Premiering: Thursday, Feb. 5th at 9 p.m. (central) on NBC
Starring: Gavin Stenhouse, Hope Davis, Scott Cohen, Margarita Levieva, Alex Peters, Morgan Spector, Floriana Lima, Kenneth Choi
Produced by: George Nolfi, John Glenn, Rashad Raisani, Avi Nir, Ron Leshem, Amit Cohen, Giyora Yahalom, Yona Weisenthal

Set in present times, with the oldest daughter already a groomed Russian spy, NBC’s new Allegiance isn’t entirely a knockoff of FX’s The Americans.

Even so, you can’t mention one show without including the other. Allegiance, airing after The Blacklist as part of NBC’s big new Thursday night plans, likewise is set in the U.S., fueled by familial intrigue and full of narrow cloak-and-dagger escapes in the first three episodes made available for review. It moves along briskly, sometimes feverishly. And it’s fairly easy to get immersed in the intrigue while at the same time finding it hard to play along with all the dubious twists, turns and deductions.

Katya and Mark O’Connor (Hope Davis, Scott Cohen) are the long-deactivated spies. She recruited him as a KGB spy before they fell in love, married and remained assets to be called upon when needed. Time passed, births ensued. Lush oldest daughter Natalia (Margarita Levieva) was brought into the spy fold. But only son Alex (Gavin Stenhouse) and youngest daughter Sarah (Alex Peters) haven’t a clue.

Alex has gone on to become a whiz kid CIA analyst with a photographic memory and Sherlock Holmes-ish abilities to un-puzzle things. His parents, who thought they were scot free of Moscow after years of everyday American life, instead are suddenly pulled back in again.

A secret SVR operation (KGB is now so Cold War-ish) dubbed Black Dagger is designed to “bring America to its knees.” But there are complications. A traitor who has stolen thousands of secret files is fed into a blast furnace as punishment. But now those incriminating files must be found. This is where Katya and Mark come in. They’re tasked with turning the idealistic Alex into a spy but instead convince SVR kingpins that it would be more valuable to spy on him and the CIA.

“The stakes for all of us really couldn’t be higher.

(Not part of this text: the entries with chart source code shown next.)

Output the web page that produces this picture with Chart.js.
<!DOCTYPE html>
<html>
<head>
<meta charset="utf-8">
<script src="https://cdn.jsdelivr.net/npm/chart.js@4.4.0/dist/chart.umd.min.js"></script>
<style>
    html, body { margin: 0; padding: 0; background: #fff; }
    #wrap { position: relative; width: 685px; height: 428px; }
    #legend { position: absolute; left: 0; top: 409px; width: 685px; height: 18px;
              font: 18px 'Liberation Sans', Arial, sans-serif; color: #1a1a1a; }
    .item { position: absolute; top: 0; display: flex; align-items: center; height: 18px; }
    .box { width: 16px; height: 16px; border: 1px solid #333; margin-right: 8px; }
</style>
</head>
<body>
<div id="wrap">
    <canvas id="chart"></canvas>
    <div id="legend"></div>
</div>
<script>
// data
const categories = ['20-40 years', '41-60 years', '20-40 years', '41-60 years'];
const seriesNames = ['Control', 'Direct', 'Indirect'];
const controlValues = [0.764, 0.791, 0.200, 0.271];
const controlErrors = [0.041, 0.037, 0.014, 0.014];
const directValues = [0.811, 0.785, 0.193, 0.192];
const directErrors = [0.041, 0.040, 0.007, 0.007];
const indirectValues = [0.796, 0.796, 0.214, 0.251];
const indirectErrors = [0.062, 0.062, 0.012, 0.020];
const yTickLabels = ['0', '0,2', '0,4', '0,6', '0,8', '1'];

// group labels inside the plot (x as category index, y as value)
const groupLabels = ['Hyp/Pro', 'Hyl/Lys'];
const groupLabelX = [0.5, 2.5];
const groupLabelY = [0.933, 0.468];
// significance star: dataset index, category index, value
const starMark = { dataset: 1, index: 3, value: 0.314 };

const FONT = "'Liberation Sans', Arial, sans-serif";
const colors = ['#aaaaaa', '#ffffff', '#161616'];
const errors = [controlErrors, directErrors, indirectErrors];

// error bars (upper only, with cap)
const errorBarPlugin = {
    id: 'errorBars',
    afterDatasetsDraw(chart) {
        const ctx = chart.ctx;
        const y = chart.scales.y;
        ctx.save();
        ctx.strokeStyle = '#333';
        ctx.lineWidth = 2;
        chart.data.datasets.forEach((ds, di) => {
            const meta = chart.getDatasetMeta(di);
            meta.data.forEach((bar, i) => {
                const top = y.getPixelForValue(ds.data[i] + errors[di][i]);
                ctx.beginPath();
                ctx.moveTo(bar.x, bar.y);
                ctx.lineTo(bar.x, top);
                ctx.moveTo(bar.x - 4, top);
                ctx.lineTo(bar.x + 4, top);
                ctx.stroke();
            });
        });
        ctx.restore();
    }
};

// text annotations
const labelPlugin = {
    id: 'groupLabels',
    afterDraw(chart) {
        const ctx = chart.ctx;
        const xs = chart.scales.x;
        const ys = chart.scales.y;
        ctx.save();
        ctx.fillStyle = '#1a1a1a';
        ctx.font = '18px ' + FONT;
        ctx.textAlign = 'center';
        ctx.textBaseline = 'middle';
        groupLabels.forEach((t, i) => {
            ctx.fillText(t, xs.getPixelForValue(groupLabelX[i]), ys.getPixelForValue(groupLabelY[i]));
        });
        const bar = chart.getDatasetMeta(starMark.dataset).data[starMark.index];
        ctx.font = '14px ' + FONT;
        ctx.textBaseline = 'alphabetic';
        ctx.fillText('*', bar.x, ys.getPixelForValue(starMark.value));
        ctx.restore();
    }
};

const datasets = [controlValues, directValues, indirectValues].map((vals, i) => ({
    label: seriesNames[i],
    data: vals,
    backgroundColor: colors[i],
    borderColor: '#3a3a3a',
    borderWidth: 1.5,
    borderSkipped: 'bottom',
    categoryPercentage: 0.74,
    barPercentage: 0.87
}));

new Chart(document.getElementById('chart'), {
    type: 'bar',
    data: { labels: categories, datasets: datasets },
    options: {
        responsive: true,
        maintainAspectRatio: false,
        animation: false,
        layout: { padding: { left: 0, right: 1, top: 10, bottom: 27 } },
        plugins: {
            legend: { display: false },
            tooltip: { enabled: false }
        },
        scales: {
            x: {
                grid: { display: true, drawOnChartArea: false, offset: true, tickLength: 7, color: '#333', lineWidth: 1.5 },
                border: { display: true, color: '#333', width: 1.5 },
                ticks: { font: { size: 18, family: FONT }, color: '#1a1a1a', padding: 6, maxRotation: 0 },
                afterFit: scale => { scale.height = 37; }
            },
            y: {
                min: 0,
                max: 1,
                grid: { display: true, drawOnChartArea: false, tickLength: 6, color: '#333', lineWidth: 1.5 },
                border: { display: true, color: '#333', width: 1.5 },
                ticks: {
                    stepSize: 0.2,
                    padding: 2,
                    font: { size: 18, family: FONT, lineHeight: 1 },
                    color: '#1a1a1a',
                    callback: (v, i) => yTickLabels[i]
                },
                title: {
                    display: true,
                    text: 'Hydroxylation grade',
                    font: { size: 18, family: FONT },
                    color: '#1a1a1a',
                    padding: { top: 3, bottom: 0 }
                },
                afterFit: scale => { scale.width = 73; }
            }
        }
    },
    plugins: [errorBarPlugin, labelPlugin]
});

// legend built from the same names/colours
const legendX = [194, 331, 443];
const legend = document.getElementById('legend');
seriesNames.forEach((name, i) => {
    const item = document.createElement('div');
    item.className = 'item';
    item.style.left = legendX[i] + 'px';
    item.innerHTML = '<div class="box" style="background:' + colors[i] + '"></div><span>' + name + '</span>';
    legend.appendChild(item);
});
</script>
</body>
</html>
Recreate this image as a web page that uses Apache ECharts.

Trust me,” says seemingly sinister Russian go-between Victor Dobrynin (Morgan Spector), who’s still having an affair with oldest daughter Natalia. “Why can’t I stay away from you?” she wonders.

At the end of Thursday’s premiere episode, Alex appears to have figured out who his parents really are. But mom has another trick up her sleeve, leaving her son devastated in a different way.

At the workplace, Alex also has a gruff but increasingly supportive CIA boss named Sam Luttrell (Kenneth Choi). He also eventually gets to partner with Michelle Prado (Floriana Lima), who puts business before pleasure -- for now.

In a ridiculous scene near the end of Episode 3, Michelle, Alex and the rest of their team strip down in the middle of an operation in order to get into their action uniforms. This enables Alex to get a look at Michelle in her black bra and panties. She seems to enjoy his interest before everyone springs back into mission: impossible mode.

The best performance so far is by Hope Davis as Katya. She’s no-nonsense but still motherly, vowing not to let the Russian spy force “have another one of our children.”

Unlike The Americans, no one wears disguises so far in Allegiance, which places a premium on episode-ending cliffhangers. The soundtrack becomes especially frenzied in Episode 3 during a two-way race for the secret files. Even though someone now has their hands on them, they’re still up for grabs by the end of the hour.

Allegiance may have enough pulling power to keep viewers hanging on after The Blacklist dangles more plot threads. Its lead characters for the most part are appealing and accessible, even if their machinations aren’t always well-oiled. The producers -- and there are eight of them -- will be challenged to keep everything on track and at least halfway plausible. The first three hours have ample verve and drive -- which helps to offset some of those cumbersome plot/counterplot pitfalls.